Beer bloggers and brewers at the Ship Inn

This weekend, I had a very good trip to the Ship Inn in Milford, New Jersey. It is a great English style brewpub, very nicely built not too far from the banks of the mighty Delaware, right next to a small stream that connects with it just about a hundred yards further. It boasts to be the first brewpub to brew beer for consumption on premise since the prohibition. Ann and David Hall converted this 1860's Victorian style building into a pub, and in January 1995 opened up their brand new British style 7 barrel system. On their website they describe themselves very nicely as follows:

The Ship Inn offers casual dining, British and American pub savories, freshly brewed beer, and live entertainment in a traditional English pub atmosphere. We endeavor to provide simple, honest, home-made food from local and ecologically responsible sources when possible.
Now that is a great place to go, if you ever make it to the Lehigh Valley area. (With fall at the doorsteps, this region is just beautiful to drive through, with some very scenic roads along the Delaware river, following an old canal, with the occasional bridge to jump from the Pennsylvania side to the New Jersey side of the river. If you're not too far from here, this is something you should do this fall, and then make a stop at the Ship Inn for some great food and beers!)
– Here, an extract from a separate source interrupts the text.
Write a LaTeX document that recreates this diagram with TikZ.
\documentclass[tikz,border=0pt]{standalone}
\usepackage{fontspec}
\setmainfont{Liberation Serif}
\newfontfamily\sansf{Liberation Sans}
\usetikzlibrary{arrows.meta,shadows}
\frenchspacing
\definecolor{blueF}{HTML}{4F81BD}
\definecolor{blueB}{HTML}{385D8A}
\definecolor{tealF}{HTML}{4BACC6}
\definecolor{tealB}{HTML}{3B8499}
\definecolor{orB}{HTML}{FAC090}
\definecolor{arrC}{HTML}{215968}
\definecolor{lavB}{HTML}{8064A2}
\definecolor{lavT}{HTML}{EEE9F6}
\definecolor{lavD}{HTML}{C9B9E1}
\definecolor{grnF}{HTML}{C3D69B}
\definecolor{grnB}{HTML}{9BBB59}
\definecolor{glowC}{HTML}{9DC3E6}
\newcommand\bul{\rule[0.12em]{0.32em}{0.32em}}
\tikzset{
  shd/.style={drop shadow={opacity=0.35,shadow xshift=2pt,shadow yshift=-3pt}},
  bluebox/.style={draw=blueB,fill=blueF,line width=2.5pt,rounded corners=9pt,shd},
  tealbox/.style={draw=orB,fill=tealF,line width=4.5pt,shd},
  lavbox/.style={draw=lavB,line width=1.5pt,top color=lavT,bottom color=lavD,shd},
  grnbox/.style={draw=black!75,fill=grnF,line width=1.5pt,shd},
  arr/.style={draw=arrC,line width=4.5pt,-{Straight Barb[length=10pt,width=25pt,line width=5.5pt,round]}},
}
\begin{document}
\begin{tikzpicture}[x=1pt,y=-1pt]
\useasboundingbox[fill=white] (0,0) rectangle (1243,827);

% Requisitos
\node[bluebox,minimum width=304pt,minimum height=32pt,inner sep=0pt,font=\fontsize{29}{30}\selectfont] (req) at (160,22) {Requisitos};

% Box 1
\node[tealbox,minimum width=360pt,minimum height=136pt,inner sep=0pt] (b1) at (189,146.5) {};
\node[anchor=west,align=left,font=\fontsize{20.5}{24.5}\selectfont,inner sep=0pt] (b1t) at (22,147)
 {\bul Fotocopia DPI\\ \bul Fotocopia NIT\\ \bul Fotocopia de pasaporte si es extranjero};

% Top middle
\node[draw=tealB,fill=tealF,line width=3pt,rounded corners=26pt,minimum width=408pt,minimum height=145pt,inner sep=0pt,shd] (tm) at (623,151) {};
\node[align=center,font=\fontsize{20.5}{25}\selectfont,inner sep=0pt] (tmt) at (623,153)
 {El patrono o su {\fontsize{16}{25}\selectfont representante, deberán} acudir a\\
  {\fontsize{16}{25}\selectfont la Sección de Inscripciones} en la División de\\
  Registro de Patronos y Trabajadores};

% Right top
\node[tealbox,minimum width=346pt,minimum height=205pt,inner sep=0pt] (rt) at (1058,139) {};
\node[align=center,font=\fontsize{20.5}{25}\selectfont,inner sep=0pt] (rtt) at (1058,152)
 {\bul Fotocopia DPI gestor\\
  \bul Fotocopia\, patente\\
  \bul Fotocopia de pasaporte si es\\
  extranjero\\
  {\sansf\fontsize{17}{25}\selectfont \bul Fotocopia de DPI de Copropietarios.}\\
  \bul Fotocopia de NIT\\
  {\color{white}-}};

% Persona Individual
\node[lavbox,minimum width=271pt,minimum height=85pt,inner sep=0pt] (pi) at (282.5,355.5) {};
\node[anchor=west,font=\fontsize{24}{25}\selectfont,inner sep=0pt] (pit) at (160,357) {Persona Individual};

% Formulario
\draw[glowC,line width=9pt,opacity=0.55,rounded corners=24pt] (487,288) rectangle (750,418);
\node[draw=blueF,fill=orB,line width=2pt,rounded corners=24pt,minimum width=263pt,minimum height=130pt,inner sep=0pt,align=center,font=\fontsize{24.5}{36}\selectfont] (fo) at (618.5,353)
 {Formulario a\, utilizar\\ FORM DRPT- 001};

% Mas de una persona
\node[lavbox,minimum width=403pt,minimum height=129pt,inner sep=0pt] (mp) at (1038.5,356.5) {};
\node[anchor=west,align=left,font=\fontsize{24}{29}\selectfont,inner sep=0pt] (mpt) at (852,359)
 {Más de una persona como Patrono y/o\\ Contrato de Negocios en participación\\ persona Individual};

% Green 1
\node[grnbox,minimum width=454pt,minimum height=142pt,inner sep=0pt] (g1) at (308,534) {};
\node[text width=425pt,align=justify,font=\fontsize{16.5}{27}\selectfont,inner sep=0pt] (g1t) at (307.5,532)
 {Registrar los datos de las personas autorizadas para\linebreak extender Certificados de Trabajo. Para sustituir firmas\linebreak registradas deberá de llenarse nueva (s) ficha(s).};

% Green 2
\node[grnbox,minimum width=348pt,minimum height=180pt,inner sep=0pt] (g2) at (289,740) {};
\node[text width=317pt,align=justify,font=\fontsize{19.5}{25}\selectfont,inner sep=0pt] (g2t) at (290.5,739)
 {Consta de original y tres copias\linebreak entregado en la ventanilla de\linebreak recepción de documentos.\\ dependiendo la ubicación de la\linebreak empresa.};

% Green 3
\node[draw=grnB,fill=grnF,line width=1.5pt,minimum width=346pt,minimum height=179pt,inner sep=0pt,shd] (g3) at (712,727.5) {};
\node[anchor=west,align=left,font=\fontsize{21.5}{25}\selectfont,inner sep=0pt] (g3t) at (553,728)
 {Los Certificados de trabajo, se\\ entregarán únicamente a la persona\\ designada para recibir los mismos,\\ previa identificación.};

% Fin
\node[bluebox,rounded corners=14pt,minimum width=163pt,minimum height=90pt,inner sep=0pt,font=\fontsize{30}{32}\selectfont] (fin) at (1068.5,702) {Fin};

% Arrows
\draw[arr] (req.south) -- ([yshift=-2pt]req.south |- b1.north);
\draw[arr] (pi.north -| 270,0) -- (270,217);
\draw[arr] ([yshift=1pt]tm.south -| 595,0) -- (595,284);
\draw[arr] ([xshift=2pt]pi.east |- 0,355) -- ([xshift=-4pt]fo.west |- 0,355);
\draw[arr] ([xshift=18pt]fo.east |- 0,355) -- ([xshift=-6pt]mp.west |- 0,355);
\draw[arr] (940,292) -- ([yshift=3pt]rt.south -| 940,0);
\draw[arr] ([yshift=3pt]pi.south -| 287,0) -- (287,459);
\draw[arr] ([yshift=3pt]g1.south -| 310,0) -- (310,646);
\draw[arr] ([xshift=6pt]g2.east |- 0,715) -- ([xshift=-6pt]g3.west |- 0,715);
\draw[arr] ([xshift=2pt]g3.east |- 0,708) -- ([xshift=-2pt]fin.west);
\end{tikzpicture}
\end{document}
So, I came down here to chat with Greg, a.k.a. the Pour Curator. Goal was just to chat about beer, about the brewery I plan to start, my background. One of those great moments where you get to meet cool people because of a shared love for beer, and make new friends. We had been emailing back and forth a bit, and finally had a chance to meet in person over a beer. Talking about beer over email is not nearly as satisfying as talking about beer in a bar, with a nice cold brew in hand. It was a great meeting, and we both loved the beers we tried. Some were very sessionable at about 4.1 to 4.6%, and Greg correctly noted that this was quite an achievement: making a low ABV beer like that, that is still as balanced and nicely flavored as the ones we had, is not a simple thing to do!

But then I had a great chance meeting with Lea Rumbolo, 'In charge of all the brewing' at the Ship Inn, who was working to make an improved version of their first Belgian style beer, a very nice Wheat beer called Giggling Monk. Apart from being one of the few female brewers around (there seem to be more and more brewmasters like her, and I am glad to see that, spearheaded by these women-brewers, more and more women start to enjoy great beers, with a passion that belies the old notion of beer being a male monopoly), what struck me most was her background. She is a trained chef (studied at Northampton Community College), and was/is chef at the Lovin Oven and at the Red Spoon, and was at the right place at the right time, asking to be allowed to learn to brew at the Ship Inn. She brings this whole different mindset to brewing, a sense of cleanliness that was drilled into her at cooking school (any brewer/homebrewer knows how easy it is to mess up a beer because of equipment that wasn't sanitized properly), and a very solid understanding of flavors and how they work together. In the updated recipe for the Belgian style wheat, for example, she uses this one extra ingredient, very lightly, to help create a fuller body, while not really being noticeable itself: she knows that adding certain ingredients with not too much flavor of their own, or in really low amounts, can be a tremendous help in bringing out the flavor of the other ingredients. So great and balanced beers is what she is coming up with.

Personally, I find it very intriguing to see her combine those different skill sets in the Ship Inn brewpub. Instead of the hit-or-miss approach, she tries to put together her beer recipes with a lot of thought and understanding of what she wants to accomplish. And all that while being a woman-brewer, in the great tradition of the (very) old brewers, reflected in the fact that the beer deities of Egypt and the Ancient Middle East where all female. It seems a winning combination to me, and I will be checking out the beers she will come up with for sure!